FRANKFORT, Ky. (AP) — Frustrated with the uncertainty surrounding an increasingly polarized Congress, state officials in Kentucky adopted a gloomy preliminary revenue forecast on Friday that predicts state taxpayers will have to cover a $200 million shortfall at the end of the fiscal year.
State economists met Friday to adopt the first planning estimates for the next five years. But they were having trouble predicting the future during the first year of the Trump administration, a sign that erratic behavior in Washington was beginning to trickle down to state governments. Friday was the first of three upcoming revenue estimates for Kentucky, with the final estimate not due until December.
“We could be here in December watching Twitter to see what is going on,” said Michael Jones, deputy executive director for policy and research for the Governor’s Office for Policy and Research.
President Donald Trump and Republican congressional leaders have promised sweeping changes since taking office, including repealing and replacing former President Barack Obama’s health care law and making substantial changes to the federal tax code.
But despite majorities in the House and Senate, Republicans failed to repeal the health care law. Senate Majority Leader Mitch McConnell of Kentucky has said he plans to move on to tax reform, which could have a profound impact on state budgets. But with little information to go on, Kentucky officials opted for a gloomy outlook when predicting state revenues.
“It’s really difficult to predict what policy changes might look like,” said Chris Bollinger, a member of Kentucky’s Consensus Forecasting Group that tells state lawmakers how much money they have to spend. “I could see a story where ... the rancor continues and grows over the next year and a half and suddenly Democrats are swept into office and we have a complete change in policy that is none of the above. Then I don’t’ know where we are.”
Most state budget writers agree the uncertainty in Washington complicates their projections, according to Josh Hicks, executive director of the National Association of State Budget Officers. But he said most states have not adopted pessimistic outlooks as a result. He noted Kentucky is one of the first states to release such estimates.
Most sectors of the Kentucky economy are improving since the Great Recession. Personal income along with wages and salaries are increasing. Kentucky’s unemployment rate in June was at 5.1 percent, down from a high of more than 10 percent in 2010.
But Kentucky’s tax code is not built to capture that growth. The state finished the most recent fiscal year with a $138 million shortfall, forcing Republican Gov. Matt Bevin to make cuts and warn state agencies to prepare for more cuts in the future.
Part of the problem is the number of exemptions from the state sales tax lawmakers have carved out over the years. Every year, the state exempts more than $12 billion of state sales taxes.
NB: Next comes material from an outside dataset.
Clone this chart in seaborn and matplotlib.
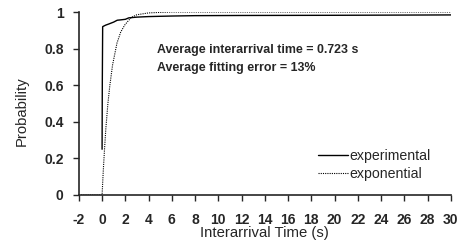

The state general fund is $10.6 billion.
“To the extent that you can get rid of some of those exemptions, you’ll broaden your base and your fiscal economy, i.e. your revenues, will flow more in lock step with the real economy,” said Greg Harkenrider, deputy executive director for the Governor’s Office of Economic Analysis.
Bevin has said he plans to call a special session of the state legislature this year that could deal with overhauling the state’s tax code and addressing its struggling pension system. He has said he wants to lower the overall tax rate while eliminating some sales tax exemptions, but he has not identified which exemptions he does not favor.
During his State of the Commonwealth address in February, Bevin said any plan to overhaul the state’s tax code could not afford to be “tax neutral,” suggesting it could contain a tax increase. But when speaking to WHAS radio earlier this week, Bevin promised he “personally will not sign” a tax increase.
“We’re not going to do that,” he said.